Title: Extreme value theory performance in the event of major financial crises

 

Author: Adrian F. Rossignolo; Meryem Duygun Fethi; Mohamed Shaban

 

Addresses:
School of Management, University of Leicester, Leicester LE1 7RH, UK.
School of Management, University of Leicester, Leicester LE1 7RH, UK.
School of Management, University of Leicester, Leicester LE1 7RH, UK

 

Journal: Int. J. of Banking, Accounting and Finance, 2012 Vol.4, No.2, pp.94 - 134

 

Abstract: Current directives issued by the Basel Committee have established value-at-risk (VaR) as the standard measure to quantify market risk. In view of the wide range of applications and regulatory requirements, the development of accurate techniques becomes a topic of prime importance. VaR should protect market participants against sudden jerks in financial markets. While most models achieve that purpose for common everyday movements, they fail to account for unexpected crises. Extreme value theory (EVT) provides a method to estimate VaR at high quantiles of the distribution focusing on unusual circumstances. This paper employs EVT to calculate VaR for ten stock market indices belonging to developed and emerging markets in two different ways: unconditional EVT on raw returns and conditional EVT through quasi-maximum likelihood.

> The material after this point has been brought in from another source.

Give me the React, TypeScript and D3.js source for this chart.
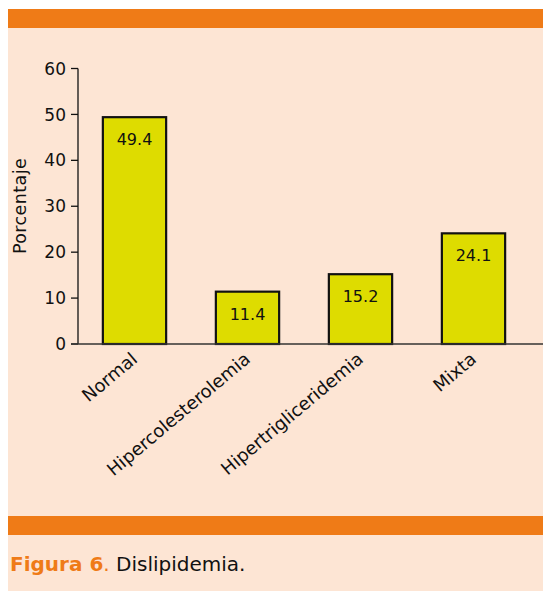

The performance of EVT representations during the 2008 turmoil reveals that this methodology could have helped institutions to avoid huge losses arising from market disasters. A simple exercise on the constitution of Regulatory Capital illustrates the advantages of EVT.

 

Keywords: value-at-risk; VaR; historical simulation; financial crisis; extreme value theory; EVT; general autoregressive conditional heteroskedastic; GARCH; market risks; stock markets; financial markets.